━━━━━ EXCERPTED RECORDS
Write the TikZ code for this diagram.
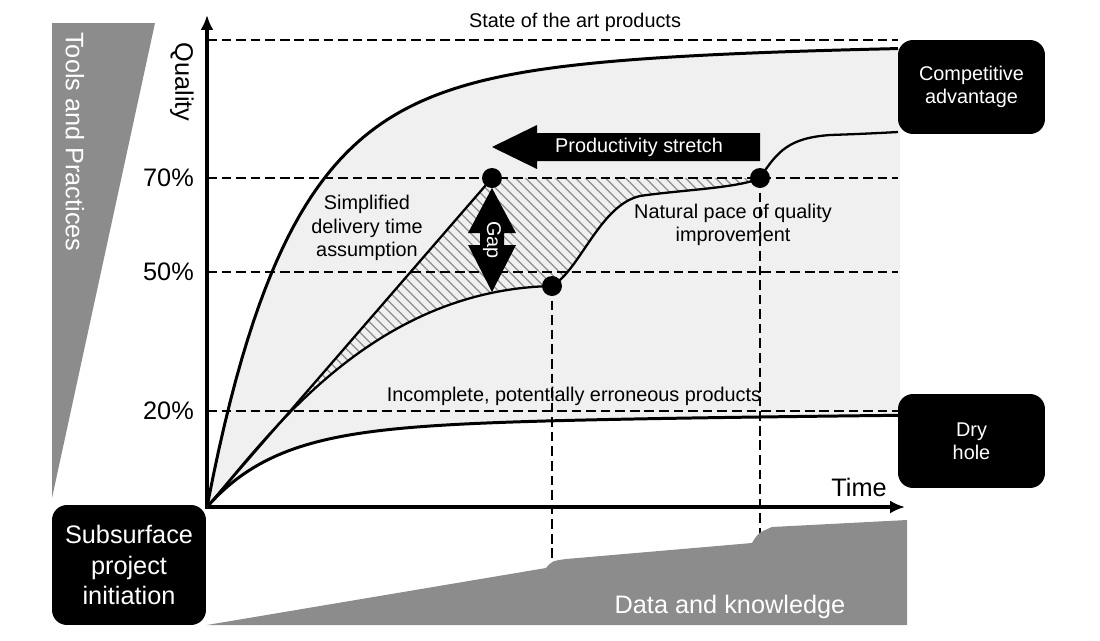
\documentclass[tikz,border=0pt]{standalone}
\usepackage{fontspec}
\setmainfont{Liberation Sans}
\usepackage{tikz}
\usetikzlibrary{arrows.meta}
\usetikzlibrary{patterns.meta}

\begin{document}
\begin{tikzpicture}[x=0.02cm,y=-0.02cm,small text/.style={font=\fontsize{11.3}{13.3}\selectfont, align=center},big text/.style={font=\fontsize{14.4}{17.6}\selectfont, align=center},dark box/.style={fill=black, text=white, rounded corners=0.3cm, align=center, inner sep=0pt},main dot/.style={circle, fill=black, minimum size=0.4cm, inner sep=0pt},guide/.style={dash pattern=on 5.5pt off 2.8pt, line width=1.1pt}]
			\useasboundingbox (0,0) rectangle (1100,640);
			
			% Points
			\coordinate (O) at (207,507);
			\coordinate (a) at (492,178);
			\coordinate (b) at (552,286);
			\coordinate (c) at (760,178);
			
			% light band between the best and the worst curve
			\fill[black!6] (O) -- plot[domain=0:693, samples=120] ({207+\x}, {507-400*(1-exp(-\x/80))-65*(1-exp(-\x/300))}) -- plot[domain=693:0, samples=120] ({207+\x}, {507-78*(1-exp(-\x/70))-20*(1-exp(-\x/600))}) -- cycle;
			
			% hatched gap
			\fill[pattern={Lines[angle=-45,distance=4pt,line width=0.9pt]}, pattern color=black!40] (O) -- (a) -- (c) .. controls (740,188) and (680,190) .. (640,196) .. controls (600,205) and (580,270) .. (b) .. controls (370,290) and (267,438) .. (O) -- cycle;
			
			% dashed levels
			\draw[guide] (207,40) -- (898,40);
			\draw[guide] (207,178) -- (898,178);
			\draw[guide] (207,272) -- (898,272);
			\draw[guide] (207,411) -- (898,411);
			\draw[guide] (b) -- (552,566);
			\draw[guide] (c) -- (760,538);
			
			% curves
			\draw[line width=1.7pt] plot[domain=0:691, samples=120] ({207+\x}, {507-400*(1-exp(-\x/80))-65*(1-exp(-\x/300))});
			\draw[line width=1.7pt] plot[domain=0:691, samples=120] ({207+\x}, {507-78*(1-exp(-\x/70))-20*(1-exp(-\x/600))});
			\draw[line width=1.3pt] (O) .. controls (267,438) and (370,290) .. (b) .. controls (580,270) and (600,205) .. (640,196) .. controls (680,190) and (740,188) .. (c) .. controls (778,150) and (790,138) .. (830,135) .. controls (860,134) and (880,133) .. (898,132);
			\draw[line width=1.3pt] (O) -- (a);
			
			% axes
			\draw[line width=1.9pt, {Latex[length=8.5pt,width=7.4pt]}-{Latex[length=8.5pt,width=7.4pt]}] (207,15) -- (O) -- (905,507);
			
			% grey wedges
			\fill[black!45] (52,23) -- (155,23) -- (52,498) -- cycle;
			\fill[black!45] (207,625) -- (546,568) .. controls (552,561) .. (566,559) -- (752,543) .. controls (758,533) .. (772,527) -- (907,520) -- (907,625) -- cycle;
			
			% arrows
			\fill (492,147) -- (537,125) -- (537,133) -- (760,133) -- (760,161) -- (537,161) -- (537,169) -- cycle;
			\fill (492,188) -- (516,233) -- (504,233) -- (504,245) -- (516,245) -- (492,292) -- (468,245) -- (480,245) -- (480,233) -- (468,233) -- cycle;
			
			% Nodes
			\node[main dot] (1) at (a) {};
			\node[main dot] (2) at (b) {};
			\node[main dot] (3) at (c) {};
			\node[dark box, small text, minimum width=2.94cm, minimum height=1.88cm] (4) at (971.5,87) {Competitive\\advantage};
			\node[dark box, small text, minimum width=2.94cm, minimum height=1.88cm] (5) at (971.5,441) {Dry\\hole};
			\node[dark box, big text, minimum width=3.08cm, minimum height=2.4cm] (6) at (129,565) {Subsurface\\project\\initiation};
			
			\node[small text, text=white] (7) at (639,147) {Productivity stretch};
			\node[small text, text=white, rotate=-90] (8) at (492,240) {Gap};
			\node[small text] (9) at (575,22) {State of the art products};
			\node[small text] (10) at (367,228) {Simplified\\delivery time\\assumption};
			\node[small text] (11) at (733,225) {Natural pace of quality\\improvement};
			\node[small text] (12) at (574,396) {Incomplete, potentially erroneous products};
			
			\node[big text, rotate=-90] (13) at (182,82) {Quality};
			\node[big text, anchor=east] (14) at (200,178) {70\%};
			\node[big text, anchor=east] (15) at (200,272) {50\%};
			\node[big text, anchor=east] (16) at (200,411) {20\%};
			\node[big text] (17) at (859,487) {Time};
			\node[big text, text=white, rotate=-90] (18) at (75,142) {Tools and Practices};
			\node[big text, text=white] (19) at (730,607) {Data and knowledge};
			
		\end{tikzpicture}
\end{document}
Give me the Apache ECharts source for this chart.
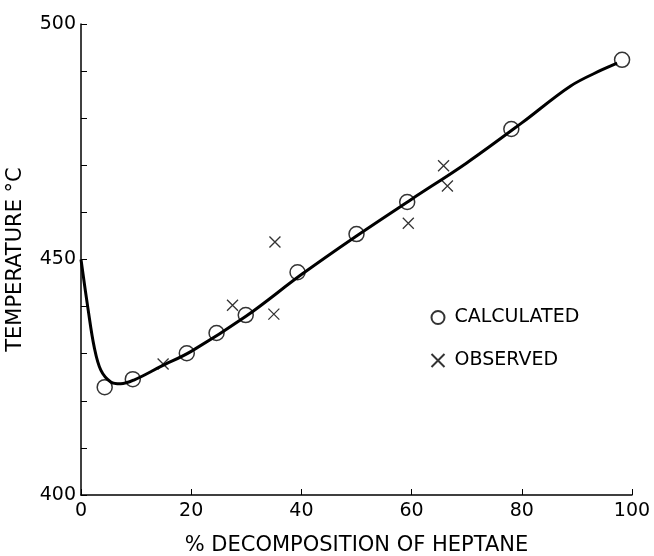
━━━━━━━━━━
Give only the number of lines in the records that include the word "this".

TASK RESULT:
2